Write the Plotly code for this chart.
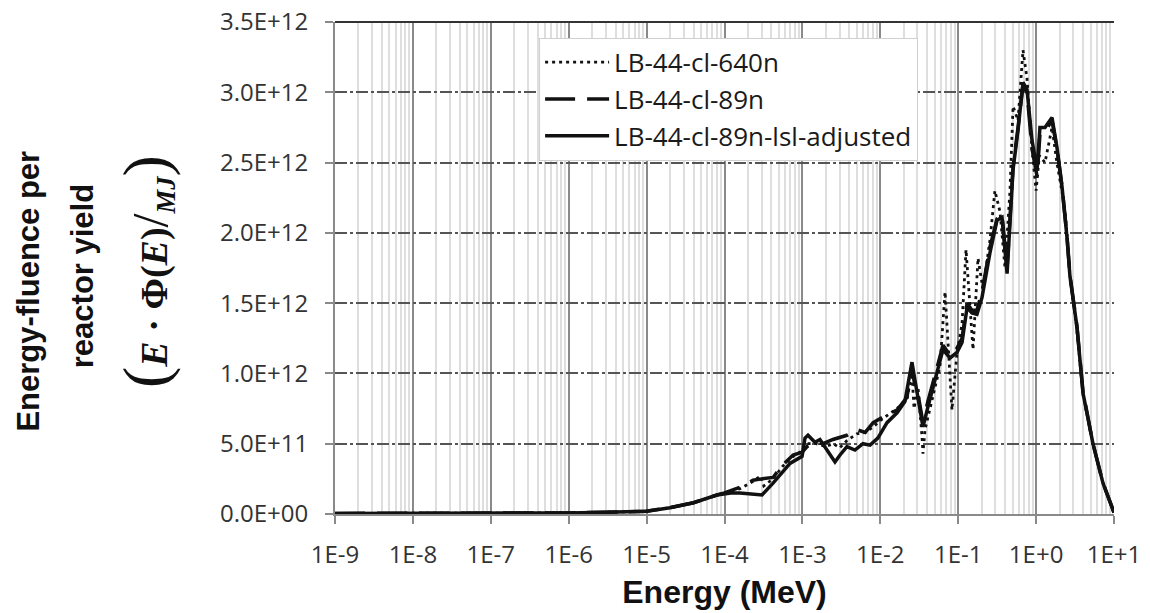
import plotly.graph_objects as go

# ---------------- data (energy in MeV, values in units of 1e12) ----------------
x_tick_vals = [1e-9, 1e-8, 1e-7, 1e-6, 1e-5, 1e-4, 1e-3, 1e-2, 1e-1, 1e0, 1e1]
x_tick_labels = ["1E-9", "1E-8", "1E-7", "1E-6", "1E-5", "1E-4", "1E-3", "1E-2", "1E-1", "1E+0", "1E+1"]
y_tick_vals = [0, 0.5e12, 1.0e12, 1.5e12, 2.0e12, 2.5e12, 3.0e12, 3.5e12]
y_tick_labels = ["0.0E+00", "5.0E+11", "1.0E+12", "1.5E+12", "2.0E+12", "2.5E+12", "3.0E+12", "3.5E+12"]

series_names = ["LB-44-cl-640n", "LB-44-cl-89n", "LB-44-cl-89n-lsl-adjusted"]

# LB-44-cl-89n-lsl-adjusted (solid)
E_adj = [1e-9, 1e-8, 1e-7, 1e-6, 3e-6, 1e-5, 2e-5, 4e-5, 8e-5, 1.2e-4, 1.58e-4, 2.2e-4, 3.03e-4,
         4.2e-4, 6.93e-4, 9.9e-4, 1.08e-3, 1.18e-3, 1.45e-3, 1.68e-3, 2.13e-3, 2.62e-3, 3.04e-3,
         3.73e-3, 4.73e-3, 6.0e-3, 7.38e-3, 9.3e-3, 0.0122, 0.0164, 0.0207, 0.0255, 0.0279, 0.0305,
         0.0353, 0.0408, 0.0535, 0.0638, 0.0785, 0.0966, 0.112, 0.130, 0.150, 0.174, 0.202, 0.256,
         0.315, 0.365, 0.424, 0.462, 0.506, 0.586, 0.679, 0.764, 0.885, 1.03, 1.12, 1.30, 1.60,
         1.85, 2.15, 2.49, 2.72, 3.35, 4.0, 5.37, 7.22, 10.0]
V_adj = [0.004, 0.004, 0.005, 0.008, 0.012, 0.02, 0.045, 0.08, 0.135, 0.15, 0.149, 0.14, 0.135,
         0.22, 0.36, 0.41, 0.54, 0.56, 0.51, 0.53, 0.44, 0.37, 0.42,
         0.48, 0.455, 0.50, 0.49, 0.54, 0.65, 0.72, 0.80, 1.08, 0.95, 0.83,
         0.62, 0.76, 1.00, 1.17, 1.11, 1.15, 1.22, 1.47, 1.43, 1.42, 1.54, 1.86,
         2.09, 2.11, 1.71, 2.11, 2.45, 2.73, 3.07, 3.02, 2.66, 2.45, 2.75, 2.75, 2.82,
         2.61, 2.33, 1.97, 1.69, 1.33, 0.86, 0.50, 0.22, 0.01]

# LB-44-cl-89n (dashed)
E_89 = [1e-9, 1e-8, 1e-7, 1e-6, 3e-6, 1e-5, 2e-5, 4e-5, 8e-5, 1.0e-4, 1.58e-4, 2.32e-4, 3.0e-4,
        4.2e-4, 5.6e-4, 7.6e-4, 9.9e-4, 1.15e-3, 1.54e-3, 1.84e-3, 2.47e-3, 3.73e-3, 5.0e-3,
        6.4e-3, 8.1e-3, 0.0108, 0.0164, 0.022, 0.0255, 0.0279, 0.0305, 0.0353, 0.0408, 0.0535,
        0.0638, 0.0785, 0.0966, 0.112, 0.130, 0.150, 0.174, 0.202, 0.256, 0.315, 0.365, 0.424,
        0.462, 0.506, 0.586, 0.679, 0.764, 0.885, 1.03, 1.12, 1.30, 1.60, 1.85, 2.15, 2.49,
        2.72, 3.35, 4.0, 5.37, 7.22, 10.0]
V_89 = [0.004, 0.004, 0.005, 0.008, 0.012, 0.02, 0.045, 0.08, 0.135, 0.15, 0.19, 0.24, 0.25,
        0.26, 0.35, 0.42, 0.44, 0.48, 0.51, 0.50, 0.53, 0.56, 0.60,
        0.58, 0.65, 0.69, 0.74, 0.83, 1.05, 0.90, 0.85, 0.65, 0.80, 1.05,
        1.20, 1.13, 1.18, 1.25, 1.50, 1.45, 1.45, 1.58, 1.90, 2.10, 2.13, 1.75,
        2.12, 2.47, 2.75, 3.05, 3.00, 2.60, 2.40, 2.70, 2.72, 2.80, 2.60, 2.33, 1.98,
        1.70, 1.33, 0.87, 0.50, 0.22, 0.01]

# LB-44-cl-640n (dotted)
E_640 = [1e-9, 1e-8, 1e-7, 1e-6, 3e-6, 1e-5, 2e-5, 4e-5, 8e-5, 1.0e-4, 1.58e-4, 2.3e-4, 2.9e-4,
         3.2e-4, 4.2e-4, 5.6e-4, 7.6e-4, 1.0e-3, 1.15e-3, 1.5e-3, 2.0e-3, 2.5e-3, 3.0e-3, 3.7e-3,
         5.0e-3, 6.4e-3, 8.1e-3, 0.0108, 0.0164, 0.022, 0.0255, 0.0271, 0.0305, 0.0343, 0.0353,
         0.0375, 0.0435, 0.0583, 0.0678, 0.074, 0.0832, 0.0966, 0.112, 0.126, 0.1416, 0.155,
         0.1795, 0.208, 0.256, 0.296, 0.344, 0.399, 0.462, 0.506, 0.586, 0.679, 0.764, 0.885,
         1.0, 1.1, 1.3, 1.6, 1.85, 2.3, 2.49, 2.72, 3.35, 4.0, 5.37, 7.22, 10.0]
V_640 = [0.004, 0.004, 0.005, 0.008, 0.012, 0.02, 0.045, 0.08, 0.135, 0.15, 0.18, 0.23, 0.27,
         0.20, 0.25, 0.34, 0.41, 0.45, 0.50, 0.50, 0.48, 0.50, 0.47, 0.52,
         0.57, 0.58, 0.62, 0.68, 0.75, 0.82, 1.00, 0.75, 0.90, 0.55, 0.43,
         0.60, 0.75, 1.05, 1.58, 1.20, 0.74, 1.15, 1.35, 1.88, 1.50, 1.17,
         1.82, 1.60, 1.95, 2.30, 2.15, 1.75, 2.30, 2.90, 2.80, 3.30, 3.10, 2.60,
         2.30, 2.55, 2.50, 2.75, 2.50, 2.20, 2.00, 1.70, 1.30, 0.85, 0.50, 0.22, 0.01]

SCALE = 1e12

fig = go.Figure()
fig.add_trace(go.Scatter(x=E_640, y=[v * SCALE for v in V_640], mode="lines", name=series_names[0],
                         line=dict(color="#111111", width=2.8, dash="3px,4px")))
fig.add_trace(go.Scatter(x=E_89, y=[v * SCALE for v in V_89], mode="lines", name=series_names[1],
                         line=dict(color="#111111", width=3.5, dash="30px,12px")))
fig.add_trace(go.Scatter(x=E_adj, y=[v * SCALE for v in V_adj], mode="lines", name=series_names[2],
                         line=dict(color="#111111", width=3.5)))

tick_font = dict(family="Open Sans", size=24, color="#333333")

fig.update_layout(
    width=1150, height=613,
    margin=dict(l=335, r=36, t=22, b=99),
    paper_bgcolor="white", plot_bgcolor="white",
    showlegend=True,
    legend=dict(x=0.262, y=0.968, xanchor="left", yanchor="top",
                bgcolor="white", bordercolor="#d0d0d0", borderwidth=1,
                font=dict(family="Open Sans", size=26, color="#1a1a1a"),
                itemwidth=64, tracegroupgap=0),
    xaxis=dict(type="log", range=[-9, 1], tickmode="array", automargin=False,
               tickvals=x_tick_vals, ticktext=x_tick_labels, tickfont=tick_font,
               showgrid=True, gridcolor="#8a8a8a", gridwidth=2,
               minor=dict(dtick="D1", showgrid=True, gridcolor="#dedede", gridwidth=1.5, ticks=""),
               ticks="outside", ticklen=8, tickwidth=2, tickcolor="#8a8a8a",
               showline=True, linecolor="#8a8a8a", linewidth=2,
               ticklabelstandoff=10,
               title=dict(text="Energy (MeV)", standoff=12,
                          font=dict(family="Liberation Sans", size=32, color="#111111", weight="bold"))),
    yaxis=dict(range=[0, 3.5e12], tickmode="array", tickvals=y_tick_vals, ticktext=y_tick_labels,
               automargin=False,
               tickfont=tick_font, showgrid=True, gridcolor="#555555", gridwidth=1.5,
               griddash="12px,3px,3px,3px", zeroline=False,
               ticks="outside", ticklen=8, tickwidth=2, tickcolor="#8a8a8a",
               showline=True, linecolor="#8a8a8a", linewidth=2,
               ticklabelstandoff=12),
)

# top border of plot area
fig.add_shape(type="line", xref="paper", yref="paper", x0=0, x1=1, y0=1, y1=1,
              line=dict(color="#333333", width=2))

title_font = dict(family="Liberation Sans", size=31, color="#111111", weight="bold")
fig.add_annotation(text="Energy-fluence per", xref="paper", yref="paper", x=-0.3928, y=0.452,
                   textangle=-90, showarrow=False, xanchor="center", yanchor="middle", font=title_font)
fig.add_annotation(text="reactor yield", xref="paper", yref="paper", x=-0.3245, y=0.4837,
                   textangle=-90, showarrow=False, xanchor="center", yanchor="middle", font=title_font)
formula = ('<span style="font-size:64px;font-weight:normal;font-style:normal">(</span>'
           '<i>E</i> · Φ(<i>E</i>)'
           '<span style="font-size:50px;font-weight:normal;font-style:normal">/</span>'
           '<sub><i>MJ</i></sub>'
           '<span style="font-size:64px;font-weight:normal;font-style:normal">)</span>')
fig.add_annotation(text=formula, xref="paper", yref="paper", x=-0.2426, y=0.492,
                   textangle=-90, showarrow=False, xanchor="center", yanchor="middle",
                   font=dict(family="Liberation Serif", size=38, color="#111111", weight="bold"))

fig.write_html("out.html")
::::
Leave out any pictures and return exactly the lines from the beginning of the data through the line with "2.61, 2.33, 1.97, 1.69, 1.33, 0.86, 0.50, 0.22, 0.01]", inclusive.

Write the Plotly code for this chart.
import plotly.graph_objects as go

# ---------------- data (energy in MeV, values in units of 1e12) ----------------
x_tick_vals = [1e-9, 1e-8, 1e-7, 1e-6, 1e-5, 1e-4, 1e-3, 1e-2, 1e-1, 1e0, 1e1]
x_tick_labels = ["1E-9", "1E-8", "1E-7", "1E-6", "1E-5", "1E-4", "1E-3", "1E-2", "1E-1", "1E+0", "1E+1"]
y_tick_vals = [0, 0.5e12, 1.0e12, 1.5e12, 2.0e12, 2.5e12, 3.0e12, 3.5e12]
y_tick_labels = ["0.0E+00", "5.0E+11", "1.0E+12", "1.5E+12", "2.0E+12", "2.5E+12", "3.0E+12", "3.5E+12"]

series_names = ["LB-44-cl-640n", "LB-44-cl-89n", "LB-44-cl-89n-lsl-adjusted"]

# LB-44-cl-89n-lsl-adjusted (solid)
E_adj = [1e-9, 1e-8, 1e-7, 1e-6, 3e-6, 1e-5, 2e-5, 4e-5, 8e-5, 1.2e-4, 1.58e-4, 2.2e-4, 3.03e-4,
         4.2e-4, 6.93e-4, 9.9e-4, 1.08e-3, 1.18e-3, 1.45e-3, 1.68e-3, 2.13e-3, 2.62e-3, 3.04e-3,
         3.73e-3, 4.73e-3, 6.0e-3, 7.38e-3, 9.3e-3, 0.0122, 0.0164, 0.0207, 0.0255, 0.0279, 0.0305,
         0.0353, 0.0408, 0.0535, 0.0638, 0.0785, 0.0966, 0.112, 0.130, 0.150, 0.174, 0.202, 0.256,
         0.315, 0.365, 0.424, 0.462, 0.506, 0.586, 0.679, 0.764, 0.885, 1.03, 1.12, 1.30, 1.60,
         1.85, 2.15, 2.49, 2.72, 3.35, 4.0, 5.37, 7.22, 10.0]
V_adj = [0.004, 0.004, 0.005, 0.008, 0.012, 0.02, 0.045, 0.08, 0.135, 0.15, 0.149, 0.14, 0.135,
         0.22, 0.36, 0.41, 0.54, 0.56, 0.51, 0.53, 0.44, 0.37, 0.42,
         0.48, 0.455, 0.50, 0.49, 0.54, 0.65, 0.72, 0.80, 1.08, 0.95, 0.83,
         0.62, 0.76, 1.00, 1.17, 1.11, 1.15, 1.22, 1.47, 1.43, 1.42, 1.54, 1.86,
         2.09, 2.11, 1.71, 2.11, 2.45, 2.73, 3.07, 3.02, 2.66, 2.45, 2.75, 2.75, 2.82,
         2.61, 2.33, 1.97, 1.69, 1.33, 0.86, 0.50, 0.22, 0.01]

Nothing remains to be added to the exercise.